Het uitoefenen van een andere functie door werknemer, met behoud van salaris

Het verbod van artikel 2.10 lid 3 WNT (de non-activiteitsregeling) heeft als doel misbruik en omzeiling van de WNT, door topfunctionarissen met behoud van salaris en vrijstelling van werkzaamheden langer in dienst te houden, tegen te gaan. Daarvan is in casu echter geen sprake. Hier betreft het de wettelijke c.q. contractuele opzegtermijn van werknemer en er is geen periode van non-activiteit overeengekomen of sprake van het ophouden van het vervullen van taken met behoud van loon. Het vorenstaande impliceert dat werkgever tijdens het vervullen van werknemer van de functie bij C, haar oude arbeidsvoorwaarden mag handhaven en dat het beloningsverschil ingevolge het bepaalde in artikel 2.10 lid 3 WNT niet op de transitievergoeding c.q. overeengekomen vergoeding in mindering behoeft te worden gebracht.

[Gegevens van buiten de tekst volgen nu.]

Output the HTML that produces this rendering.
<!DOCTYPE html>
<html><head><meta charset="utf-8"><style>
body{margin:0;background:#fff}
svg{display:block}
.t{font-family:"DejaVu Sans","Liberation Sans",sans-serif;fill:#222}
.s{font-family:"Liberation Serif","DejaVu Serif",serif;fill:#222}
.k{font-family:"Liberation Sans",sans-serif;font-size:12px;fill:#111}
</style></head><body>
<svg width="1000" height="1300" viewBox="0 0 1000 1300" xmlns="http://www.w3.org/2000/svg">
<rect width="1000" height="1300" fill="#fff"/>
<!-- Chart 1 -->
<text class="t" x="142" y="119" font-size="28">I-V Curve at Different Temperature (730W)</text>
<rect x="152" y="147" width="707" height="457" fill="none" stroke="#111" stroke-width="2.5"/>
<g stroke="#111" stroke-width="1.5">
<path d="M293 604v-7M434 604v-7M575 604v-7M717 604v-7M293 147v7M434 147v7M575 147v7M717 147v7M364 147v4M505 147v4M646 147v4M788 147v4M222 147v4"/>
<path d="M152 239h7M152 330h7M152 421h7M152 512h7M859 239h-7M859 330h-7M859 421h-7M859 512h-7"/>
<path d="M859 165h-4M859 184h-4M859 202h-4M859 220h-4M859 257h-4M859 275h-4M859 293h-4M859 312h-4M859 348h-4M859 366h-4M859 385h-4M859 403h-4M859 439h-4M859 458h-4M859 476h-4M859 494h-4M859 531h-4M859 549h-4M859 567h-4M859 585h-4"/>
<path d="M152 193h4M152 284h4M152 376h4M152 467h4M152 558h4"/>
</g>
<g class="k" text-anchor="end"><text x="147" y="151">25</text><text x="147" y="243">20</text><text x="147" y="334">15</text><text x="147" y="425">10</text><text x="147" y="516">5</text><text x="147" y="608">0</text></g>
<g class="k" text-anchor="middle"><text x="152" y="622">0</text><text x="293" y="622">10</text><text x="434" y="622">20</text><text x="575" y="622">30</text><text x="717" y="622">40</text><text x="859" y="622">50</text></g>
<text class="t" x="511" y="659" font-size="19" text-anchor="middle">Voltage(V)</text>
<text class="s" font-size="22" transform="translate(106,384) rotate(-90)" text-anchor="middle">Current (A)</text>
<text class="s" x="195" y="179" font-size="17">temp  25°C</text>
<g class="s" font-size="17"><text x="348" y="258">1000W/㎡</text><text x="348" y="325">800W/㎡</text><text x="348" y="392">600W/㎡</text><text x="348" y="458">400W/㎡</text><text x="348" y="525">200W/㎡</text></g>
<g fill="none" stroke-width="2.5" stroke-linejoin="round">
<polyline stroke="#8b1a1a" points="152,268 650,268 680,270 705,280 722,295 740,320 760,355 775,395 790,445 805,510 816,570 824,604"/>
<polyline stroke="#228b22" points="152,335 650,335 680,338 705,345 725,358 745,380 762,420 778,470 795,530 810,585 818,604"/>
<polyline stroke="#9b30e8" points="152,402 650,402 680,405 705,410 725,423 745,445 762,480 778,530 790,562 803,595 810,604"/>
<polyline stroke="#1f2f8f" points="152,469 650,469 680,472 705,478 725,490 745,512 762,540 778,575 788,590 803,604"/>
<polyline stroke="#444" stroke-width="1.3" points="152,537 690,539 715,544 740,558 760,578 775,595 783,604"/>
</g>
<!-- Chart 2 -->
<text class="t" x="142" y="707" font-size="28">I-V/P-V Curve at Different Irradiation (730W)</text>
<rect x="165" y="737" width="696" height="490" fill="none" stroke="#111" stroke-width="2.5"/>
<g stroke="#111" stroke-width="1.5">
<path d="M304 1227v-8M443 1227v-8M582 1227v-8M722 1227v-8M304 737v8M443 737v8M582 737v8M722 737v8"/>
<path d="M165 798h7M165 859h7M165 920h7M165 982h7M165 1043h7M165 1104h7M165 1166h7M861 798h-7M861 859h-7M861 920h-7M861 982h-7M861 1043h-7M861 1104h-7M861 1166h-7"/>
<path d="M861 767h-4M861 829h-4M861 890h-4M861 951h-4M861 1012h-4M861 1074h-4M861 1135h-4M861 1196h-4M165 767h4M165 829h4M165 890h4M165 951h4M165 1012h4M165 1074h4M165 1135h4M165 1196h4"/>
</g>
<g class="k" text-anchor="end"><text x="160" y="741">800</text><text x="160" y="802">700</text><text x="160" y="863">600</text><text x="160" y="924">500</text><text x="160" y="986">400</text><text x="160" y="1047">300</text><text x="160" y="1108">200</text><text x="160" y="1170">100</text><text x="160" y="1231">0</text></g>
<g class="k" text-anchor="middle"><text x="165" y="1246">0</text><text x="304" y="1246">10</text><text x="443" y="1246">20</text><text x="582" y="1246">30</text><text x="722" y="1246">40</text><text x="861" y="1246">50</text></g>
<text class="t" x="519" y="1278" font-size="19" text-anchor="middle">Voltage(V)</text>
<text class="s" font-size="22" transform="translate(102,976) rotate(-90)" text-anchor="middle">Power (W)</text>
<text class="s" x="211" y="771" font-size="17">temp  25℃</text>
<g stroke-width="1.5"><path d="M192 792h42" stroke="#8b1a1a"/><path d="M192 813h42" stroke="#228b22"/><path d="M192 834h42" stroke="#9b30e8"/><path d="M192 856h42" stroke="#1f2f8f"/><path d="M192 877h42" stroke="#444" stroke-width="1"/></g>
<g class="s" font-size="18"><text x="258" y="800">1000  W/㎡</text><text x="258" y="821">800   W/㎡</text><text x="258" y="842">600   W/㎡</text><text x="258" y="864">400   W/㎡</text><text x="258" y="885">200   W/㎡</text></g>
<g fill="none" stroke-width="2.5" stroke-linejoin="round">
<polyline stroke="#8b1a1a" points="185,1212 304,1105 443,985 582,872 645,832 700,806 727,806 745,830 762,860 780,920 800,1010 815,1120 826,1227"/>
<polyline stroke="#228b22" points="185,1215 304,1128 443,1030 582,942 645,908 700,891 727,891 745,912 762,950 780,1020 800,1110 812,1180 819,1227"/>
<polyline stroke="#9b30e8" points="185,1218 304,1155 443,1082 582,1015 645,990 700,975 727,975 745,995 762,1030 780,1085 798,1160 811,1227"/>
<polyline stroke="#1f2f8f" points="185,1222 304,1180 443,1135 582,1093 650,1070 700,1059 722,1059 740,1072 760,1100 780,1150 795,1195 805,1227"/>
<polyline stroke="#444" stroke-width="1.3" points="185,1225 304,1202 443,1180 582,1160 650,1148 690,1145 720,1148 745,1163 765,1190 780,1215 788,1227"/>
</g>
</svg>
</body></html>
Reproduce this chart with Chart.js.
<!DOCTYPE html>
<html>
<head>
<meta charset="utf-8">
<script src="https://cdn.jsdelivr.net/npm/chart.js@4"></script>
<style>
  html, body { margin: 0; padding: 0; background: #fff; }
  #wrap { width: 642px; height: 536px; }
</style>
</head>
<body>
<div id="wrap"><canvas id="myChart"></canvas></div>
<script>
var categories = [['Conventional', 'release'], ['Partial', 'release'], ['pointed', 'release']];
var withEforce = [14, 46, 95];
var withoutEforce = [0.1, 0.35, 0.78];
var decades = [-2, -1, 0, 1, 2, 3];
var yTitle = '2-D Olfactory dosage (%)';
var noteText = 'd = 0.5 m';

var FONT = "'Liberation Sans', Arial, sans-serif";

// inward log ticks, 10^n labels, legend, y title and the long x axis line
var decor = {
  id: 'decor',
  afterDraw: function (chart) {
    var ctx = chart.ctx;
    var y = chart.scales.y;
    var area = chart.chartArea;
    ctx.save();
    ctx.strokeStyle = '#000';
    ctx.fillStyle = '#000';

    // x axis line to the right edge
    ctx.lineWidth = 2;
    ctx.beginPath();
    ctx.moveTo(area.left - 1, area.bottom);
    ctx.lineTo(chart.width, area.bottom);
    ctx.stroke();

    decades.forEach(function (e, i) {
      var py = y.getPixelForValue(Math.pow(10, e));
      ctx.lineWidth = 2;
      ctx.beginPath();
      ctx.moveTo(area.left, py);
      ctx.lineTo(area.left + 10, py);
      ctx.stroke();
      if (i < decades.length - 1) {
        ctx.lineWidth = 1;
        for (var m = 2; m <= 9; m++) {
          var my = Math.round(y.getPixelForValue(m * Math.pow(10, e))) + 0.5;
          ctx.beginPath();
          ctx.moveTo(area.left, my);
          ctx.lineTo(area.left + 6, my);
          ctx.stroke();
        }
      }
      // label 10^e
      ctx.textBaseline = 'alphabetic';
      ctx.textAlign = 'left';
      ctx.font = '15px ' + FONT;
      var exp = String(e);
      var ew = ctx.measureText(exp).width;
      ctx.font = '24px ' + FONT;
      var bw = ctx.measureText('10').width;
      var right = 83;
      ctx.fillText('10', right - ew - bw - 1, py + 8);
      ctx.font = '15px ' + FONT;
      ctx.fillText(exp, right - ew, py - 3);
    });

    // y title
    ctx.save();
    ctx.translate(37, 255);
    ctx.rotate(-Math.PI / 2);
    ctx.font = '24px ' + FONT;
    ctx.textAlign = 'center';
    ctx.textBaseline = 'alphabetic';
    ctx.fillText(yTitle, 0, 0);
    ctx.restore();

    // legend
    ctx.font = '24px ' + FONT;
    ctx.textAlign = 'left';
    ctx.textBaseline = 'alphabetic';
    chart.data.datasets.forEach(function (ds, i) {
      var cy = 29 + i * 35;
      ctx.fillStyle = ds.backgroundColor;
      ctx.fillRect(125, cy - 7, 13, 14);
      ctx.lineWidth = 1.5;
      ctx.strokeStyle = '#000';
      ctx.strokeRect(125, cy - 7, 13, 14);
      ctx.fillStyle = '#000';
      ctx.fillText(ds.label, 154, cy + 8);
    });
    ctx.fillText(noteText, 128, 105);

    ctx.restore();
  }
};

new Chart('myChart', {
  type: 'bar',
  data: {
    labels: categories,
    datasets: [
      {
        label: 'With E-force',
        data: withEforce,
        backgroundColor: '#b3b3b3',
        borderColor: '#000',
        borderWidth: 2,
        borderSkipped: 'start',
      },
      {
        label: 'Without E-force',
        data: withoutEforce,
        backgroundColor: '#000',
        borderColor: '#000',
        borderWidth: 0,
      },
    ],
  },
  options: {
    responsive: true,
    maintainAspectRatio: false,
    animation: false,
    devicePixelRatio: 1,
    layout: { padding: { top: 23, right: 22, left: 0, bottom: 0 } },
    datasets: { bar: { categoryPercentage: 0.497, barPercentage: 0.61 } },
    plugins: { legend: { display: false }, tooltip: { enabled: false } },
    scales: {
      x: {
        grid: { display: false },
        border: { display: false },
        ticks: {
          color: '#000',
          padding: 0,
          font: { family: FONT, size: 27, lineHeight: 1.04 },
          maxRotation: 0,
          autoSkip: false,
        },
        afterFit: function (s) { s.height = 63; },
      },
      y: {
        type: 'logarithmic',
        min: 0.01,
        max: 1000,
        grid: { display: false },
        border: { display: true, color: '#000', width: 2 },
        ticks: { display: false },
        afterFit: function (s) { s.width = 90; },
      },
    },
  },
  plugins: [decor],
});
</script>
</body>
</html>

Vergoeding kosten rechtsbijstand toelaatbaar in het kader van WNT

De vraag komt er in de kern op neer of vergoedingen als die van de kosten van rechtsbijstand van de topfunctionaris, uit hoofde van de WNT toelaatbaar zijn naast de andere vergoeding(en) onder de WNT en/of de WWZ; met andere woorden of vergoeding van deze kosten valt onder de definitie uitkering wegens beëindiging van het dienstverband, als bedoeld in artikel 2.10 lid 1 WNT. In dit verband wordt overwogen dat het enkele feit dat de bedragen rechtstreeks aan derden – hier de gemachtigde van werknemer – worden uitbetaald, niet meebrengt dat de uitkeringen niet onder de WNT vallen. De WNT biedt op de vraag of dit soort uitkeringen naast de beëindigingsvergoeding onder de WNT toelaatbaar zijn geen antwoord. Een redelijke wetstoepassing – mede in het licht van het doel van de WNT – brengt mee dat dit soort vergoedingen, voldaan rond de beëindiging van het dienstverband, niet anders behandeld moeten worden dan soortgelijke uitkeringen gedaan tijdens het dienstverband. Geoordeeld wordt aldus dat de bedoelde uitkering niet aangemerkt wordt als een uitkering wegens de beëindiging van het dienstverband, indien deze tijdens het dienstverband is toegelaten boven de maximale bezoldiging onder de WNT. Of dat hier het geval is en zo ja, tot welk bedrag, kan de kantonrechter niet beoordelen, nu daartoe de noodzakelijke (fiscale) informatie ontbreekt.